# Start of Stored rows

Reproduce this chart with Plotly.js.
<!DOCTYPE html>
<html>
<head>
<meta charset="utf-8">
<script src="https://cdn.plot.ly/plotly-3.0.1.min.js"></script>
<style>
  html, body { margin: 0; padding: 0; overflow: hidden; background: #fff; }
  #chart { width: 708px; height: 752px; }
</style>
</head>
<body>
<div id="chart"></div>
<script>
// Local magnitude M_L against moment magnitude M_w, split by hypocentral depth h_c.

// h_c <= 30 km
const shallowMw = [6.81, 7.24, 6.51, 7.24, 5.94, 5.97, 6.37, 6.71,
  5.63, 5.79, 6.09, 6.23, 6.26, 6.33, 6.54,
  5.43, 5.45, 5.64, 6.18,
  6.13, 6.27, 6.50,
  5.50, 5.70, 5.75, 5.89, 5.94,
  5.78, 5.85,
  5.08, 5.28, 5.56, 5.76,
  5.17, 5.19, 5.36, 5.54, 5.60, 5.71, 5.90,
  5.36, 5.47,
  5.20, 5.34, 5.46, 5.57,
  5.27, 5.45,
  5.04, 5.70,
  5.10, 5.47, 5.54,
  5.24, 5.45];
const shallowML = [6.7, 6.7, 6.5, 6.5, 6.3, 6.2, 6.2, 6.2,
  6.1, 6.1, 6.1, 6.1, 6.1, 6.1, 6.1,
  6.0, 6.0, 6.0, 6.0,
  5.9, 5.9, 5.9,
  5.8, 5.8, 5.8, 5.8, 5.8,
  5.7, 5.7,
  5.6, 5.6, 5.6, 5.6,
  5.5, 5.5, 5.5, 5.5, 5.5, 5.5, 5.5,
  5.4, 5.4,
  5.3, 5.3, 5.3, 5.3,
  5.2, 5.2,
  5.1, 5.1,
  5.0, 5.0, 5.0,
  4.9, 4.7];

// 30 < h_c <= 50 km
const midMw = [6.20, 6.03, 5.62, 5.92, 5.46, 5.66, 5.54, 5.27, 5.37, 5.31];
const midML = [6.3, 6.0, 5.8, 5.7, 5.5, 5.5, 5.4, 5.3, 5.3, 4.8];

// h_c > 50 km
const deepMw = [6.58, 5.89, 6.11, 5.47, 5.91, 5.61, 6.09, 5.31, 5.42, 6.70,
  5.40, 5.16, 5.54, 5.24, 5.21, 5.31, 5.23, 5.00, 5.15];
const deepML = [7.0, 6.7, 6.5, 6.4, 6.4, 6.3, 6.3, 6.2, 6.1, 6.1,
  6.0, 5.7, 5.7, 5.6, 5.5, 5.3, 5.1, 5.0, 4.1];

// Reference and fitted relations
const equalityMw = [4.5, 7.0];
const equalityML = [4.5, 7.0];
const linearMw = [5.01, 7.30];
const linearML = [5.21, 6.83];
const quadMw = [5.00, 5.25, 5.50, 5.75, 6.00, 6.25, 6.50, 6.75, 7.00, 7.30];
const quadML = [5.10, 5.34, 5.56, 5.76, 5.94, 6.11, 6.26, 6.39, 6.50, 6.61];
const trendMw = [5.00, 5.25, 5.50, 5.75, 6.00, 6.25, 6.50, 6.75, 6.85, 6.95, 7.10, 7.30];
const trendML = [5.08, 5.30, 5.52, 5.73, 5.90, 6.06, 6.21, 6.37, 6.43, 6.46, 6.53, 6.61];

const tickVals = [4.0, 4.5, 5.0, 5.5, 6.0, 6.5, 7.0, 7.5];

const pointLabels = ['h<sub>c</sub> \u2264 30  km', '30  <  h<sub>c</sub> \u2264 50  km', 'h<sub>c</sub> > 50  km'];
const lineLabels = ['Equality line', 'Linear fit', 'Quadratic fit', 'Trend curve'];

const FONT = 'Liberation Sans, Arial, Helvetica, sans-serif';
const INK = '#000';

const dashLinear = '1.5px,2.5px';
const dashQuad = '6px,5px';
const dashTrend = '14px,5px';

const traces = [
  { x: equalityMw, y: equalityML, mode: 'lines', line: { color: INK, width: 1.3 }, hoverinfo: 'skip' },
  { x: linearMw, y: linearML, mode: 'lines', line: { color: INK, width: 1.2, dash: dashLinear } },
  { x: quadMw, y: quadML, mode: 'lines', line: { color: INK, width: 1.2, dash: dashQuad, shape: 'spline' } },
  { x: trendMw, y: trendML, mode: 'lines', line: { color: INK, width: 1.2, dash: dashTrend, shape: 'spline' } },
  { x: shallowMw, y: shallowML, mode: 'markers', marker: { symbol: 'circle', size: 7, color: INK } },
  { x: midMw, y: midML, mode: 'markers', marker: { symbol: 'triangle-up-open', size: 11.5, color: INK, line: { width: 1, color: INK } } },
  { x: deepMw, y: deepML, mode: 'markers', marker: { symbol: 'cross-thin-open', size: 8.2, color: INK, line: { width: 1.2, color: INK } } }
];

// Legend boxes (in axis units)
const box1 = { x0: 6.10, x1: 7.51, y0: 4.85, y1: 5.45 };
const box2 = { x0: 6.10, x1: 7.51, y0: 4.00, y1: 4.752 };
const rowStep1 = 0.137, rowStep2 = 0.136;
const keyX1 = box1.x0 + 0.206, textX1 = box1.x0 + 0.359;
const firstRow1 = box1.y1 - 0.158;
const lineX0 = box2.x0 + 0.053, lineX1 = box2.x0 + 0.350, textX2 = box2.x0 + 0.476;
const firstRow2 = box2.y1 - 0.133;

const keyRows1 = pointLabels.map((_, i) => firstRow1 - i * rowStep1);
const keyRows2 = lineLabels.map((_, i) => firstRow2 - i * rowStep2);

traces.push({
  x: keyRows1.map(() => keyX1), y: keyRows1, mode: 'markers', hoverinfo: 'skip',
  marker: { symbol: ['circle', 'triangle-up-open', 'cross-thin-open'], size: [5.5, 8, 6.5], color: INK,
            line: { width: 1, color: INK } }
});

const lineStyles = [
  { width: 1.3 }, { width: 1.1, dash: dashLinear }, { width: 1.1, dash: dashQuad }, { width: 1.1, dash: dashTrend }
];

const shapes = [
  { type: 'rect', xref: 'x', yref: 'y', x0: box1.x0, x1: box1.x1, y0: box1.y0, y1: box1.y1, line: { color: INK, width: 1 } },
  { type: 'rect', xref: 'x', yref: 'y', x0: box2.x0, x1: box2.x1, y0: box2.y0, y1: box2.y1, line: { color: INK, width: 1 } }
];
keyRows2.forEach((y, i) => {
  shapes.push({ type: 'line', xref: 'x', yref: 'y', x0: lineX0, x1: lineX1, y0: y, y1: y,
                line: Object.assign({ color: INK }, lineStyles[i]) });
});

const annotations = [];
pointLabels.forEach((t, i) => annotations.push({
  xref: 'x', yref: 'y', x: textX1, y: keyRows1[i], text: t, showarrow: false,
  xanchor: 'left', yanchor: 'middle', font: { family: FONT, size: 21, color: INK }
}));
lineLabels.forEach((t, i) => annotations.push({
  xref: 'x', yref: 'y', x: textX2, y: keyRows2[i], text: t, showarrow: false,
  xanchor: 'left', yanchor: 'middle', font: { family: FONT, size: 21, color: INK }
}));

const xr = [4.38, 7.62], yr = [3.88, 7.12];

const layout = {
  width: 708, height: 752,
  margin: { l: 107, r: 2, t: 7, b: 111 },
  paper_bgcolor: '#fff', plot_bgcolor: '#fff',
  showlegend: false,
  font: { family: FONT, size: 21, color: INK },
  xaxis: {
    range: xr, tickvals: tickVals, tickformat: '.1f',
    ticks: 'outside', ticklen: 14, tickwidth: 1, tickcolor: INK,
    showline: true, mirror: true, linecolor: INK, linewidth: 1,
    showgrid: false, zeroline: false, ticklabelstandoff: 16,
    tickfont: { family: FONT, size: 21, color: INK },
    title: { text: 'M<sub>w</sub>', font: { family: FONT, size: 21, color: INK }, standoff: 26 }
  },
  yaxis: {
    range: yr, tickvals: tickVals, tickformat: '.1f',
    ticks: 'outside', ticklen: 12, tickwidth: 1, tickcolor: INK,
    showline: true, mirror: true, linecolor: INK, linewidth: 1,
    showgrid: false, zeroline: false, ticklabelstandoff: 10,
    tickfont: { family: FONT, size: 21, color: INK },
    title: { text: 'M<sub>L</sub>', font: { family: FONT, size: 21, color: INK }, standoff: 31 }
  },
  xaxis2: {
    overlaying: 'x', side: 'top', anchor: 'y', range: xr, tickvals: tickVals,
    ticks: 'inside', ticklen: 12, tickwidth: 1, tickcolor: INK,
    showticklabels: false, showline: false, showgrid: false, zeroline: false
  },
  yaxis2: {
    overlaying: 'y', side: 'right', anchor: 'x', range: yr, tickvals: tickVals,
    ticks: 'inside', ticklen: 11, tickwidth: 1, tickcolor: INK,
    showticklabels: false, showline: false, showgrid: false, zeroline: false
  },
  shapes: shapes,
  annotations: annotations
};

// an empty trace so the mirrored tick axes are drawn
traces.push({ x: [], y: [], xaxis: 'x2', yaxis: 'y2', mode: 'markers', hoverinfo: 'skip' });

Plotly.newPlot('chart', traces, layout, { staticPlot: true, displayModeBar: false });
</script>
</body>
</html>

# End of Stored rows
# Start of Stored rows

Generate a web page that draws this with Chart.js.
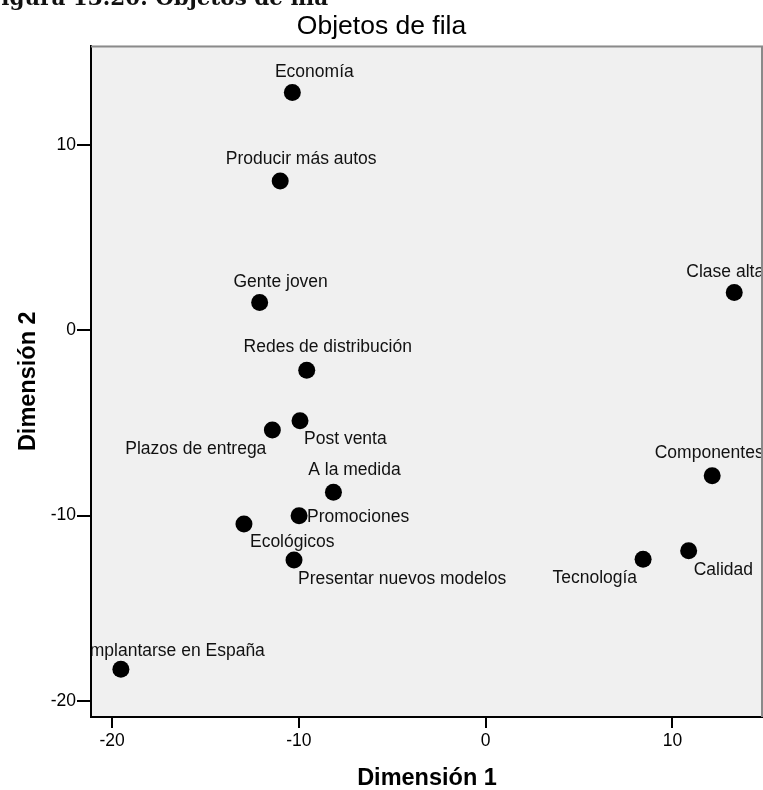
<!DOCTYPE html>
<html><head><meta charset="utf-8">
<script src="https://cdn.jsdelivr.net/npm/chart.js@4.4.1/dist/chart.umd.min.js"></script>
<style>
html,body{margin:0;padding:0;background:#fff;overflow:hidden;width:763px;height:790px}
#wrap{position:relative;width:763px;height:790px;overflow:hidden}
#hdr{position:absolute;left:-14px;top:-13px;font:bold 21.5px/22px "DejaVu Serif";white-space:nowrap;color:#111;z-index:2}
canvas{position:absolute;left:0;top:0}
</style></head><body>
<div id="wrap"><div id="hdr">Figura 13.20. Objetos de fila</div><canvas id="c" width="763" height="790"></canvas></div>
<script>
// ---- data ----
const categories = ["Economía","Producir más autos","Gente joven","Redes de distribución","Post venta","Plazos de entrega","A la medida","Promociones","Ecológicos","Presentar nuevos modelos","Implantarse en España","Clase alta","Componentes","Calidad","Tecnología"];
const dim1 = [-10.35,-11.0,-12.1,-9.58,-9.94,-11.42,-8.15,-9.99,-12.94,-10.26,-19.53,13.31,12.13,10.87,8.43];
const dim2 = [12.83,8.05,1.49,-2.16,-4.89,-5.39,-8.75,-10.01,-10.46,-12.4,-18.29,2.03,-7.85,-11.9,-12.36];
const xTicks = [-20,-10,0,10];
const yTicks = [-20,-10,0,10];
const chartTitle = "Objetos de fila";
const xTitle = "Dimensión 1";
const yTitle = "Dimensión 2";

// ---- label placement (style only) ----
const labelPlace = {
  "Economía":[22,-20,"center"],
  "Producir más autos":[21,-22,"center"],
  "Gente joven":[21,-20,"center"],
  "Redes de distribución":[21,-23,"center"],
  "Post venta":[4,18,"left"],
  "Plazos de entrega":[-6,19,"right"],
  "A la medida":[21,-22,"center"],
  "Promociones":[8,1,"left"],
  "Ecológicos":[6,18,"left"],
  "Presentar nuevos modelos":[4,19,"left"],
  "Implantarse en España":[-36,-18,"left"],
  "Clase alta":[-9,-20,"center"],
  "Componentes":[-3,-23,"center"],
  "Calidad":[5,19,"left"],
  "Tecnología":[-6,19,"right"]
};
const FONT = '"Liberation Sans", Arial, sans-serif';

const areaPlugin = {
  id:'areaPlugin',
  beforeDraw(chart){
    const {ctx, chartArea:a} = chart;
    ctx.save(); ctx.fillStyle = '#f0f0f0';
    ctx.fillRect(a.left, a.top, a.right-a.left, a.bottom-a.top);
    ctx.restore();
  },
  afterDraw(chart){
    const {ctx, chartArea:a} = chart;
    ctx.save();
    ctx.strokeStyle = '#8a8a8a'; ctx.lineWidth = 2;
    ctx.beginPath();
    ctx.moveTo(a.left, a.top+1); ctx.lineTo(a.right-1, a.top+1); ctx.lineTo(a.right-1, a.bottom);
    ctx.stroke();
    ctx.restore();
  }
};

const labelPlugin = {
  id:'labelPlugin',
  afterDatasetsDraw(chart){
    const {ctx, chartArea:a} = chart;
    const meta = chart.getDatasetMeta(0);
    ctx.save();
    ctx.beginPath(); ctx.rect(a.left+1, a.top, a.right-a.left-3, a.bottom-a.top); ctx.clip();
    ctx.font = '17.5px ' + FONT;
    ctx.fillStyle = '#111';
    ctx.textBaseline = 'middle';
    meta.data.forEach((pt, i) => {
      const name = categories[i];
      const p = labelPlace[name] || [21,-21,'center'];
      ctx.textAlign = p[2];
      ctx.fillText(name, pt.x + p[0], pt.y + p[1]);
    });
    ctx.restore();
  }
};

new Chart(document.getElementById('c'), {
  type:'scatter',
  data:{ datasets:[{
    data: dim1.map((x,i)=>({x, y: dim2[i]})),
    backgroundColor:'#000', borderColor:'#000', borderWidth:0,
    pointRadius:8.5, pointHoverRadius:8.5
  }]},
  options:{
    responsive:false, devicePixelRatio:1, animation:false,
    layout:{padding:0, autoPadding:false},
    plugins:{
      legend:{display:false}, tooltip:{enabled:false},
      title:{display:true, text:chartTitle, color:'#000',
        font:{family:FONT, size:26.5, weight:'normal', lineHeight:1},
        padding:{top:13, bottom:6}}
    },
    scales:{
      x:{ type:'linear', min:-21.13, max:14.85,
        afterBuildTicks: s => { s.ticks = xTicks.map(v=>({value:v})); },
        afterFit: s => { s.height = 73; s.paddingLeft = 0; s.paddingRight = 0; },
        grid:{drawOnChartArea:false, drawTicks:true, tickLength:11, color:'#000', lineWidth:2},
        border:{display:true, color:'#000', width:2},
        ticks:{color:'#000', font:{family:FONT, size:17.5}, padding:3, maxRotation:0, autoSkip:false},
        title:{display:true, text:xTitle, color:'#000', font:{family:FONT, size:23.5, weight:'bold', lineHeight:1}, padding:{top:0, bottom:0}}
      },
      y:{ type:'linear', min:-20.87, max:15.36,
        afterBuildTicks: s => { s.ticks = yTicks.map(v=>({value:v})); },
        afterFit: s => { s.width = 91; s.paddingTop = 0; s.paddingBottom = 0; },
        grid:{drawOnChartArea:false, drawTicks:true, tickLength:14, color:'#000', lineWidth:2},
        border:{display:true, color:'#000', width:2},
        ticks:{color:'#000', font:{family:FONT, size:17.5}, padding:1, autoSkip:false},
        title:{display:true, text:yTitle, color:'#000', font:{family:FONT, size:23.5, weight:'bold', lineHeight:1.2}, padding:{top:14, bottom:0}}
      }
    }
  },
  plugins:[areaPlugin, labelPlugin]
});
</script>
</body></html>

# End of Stored rows

Output exactly the lines of the material above from the one containing "Reproduce this chart with Plotly.js." up to and including the one containing "6.0, 5.7, 5.7, 5.6, 5.5, 5.3, 5.1, 5.0, 4.1];".

Reproduce this chart with Plotly.js.
<!DOCTYPE html>
<html>
<head>
<meta charset="utf-8">
<script src="https://cdn.plot.ly/plotly-3.0.1.min.js"></script>
<style>
  html, body { margin: 0; padding: 0; overflow: hidden; background: #fff; }
  #chart { width: 708px; height: 752px; }
</style>
</head>
<body>
<div id="chart"></div>
<script>
// Local magnitude M_L against moment magnitude M_w, split by hypocentral depth h_c.

// h_c <= 30 km
const shallowMw = [6.81, 7.24, 6.51, 7.24, 5.94, 5.97, 6.37, 6.71,
  5.63, 5.79, 6.09, 6.23, 6.26, 6.33, 6.54,
  5.43, 5.45, 5.64, 6.18,
  6.13, 6.27, 6.50,
  5.50, 5.70, 5.75, 5.89, 5.94,
  5.78, 5.85,
  5.08, 5.28, 5.56, 5.76,
  5.17, 5.19, 5.36, 5.54, 5.60, 5.71, 5.90,
  5.36, 5.47,
  5.20, 5.34, 5.46, 5.57,
  5.27, 5.45,
  5.04, 5.70,
  5.10, 5.47, 5.54,
  5.24, 5.45];
const shallowML = [6.7, 6.7, 6.5, 6.5, 6.3, 6.2, 6.2, 6.2,
  6.1, 6.1, 6.1, 6.1, 6.1, 6.1, 6.1,
  6.0, 6.0, 6.0, 6.0,
  5.9, 5.9, 5.9,
  5.8, 5.8, 5.8, 5.8, 5.8,
  5.7, 5.7,
  5.6, 5.6, 5.6, 5.6,
  5.5, 5.5, 5.5, 5.5, 5.5, 5.5, 5.5,
  5.4, 5.4,
  5.3, 5.3, 5.3, 5.3,
  5.2, 5.2,
  5.1, 5.1,
  5.0, 5.0, 5.0,
  4.9, 4.7];

// 30 < h_c <= 50 km
const midMw = [6.20, 6.03, 5.62, 5.92, 5.46, 5.66, 5.54, 5.27, 5.37, 5.31];
const midML = [6.3, 6.0, 5.8, 5.7, 5.5, 5.5, 5.4, 5.3, 5.3, 4.8];

// h_c > 50 km
const deepMw = [6.58, 5.89, 6.11, 5.47, 5.91, 5.61, 6.09, 5.31, 5.42, 6.70,
  5.40, 5.16, 5.54, 5.24, 5.21, 5.31, 5.23, 5.00, 5.15];
const deepML = [7.0, 6.7, 6.5, 6.4, 6.4, 6.3, 6.3, 6.2, 6.1, 6.1,
  6.0, 5.7, 5.7, 5.6, 5.5, 5.3, 5.1, 5.0, 4.1];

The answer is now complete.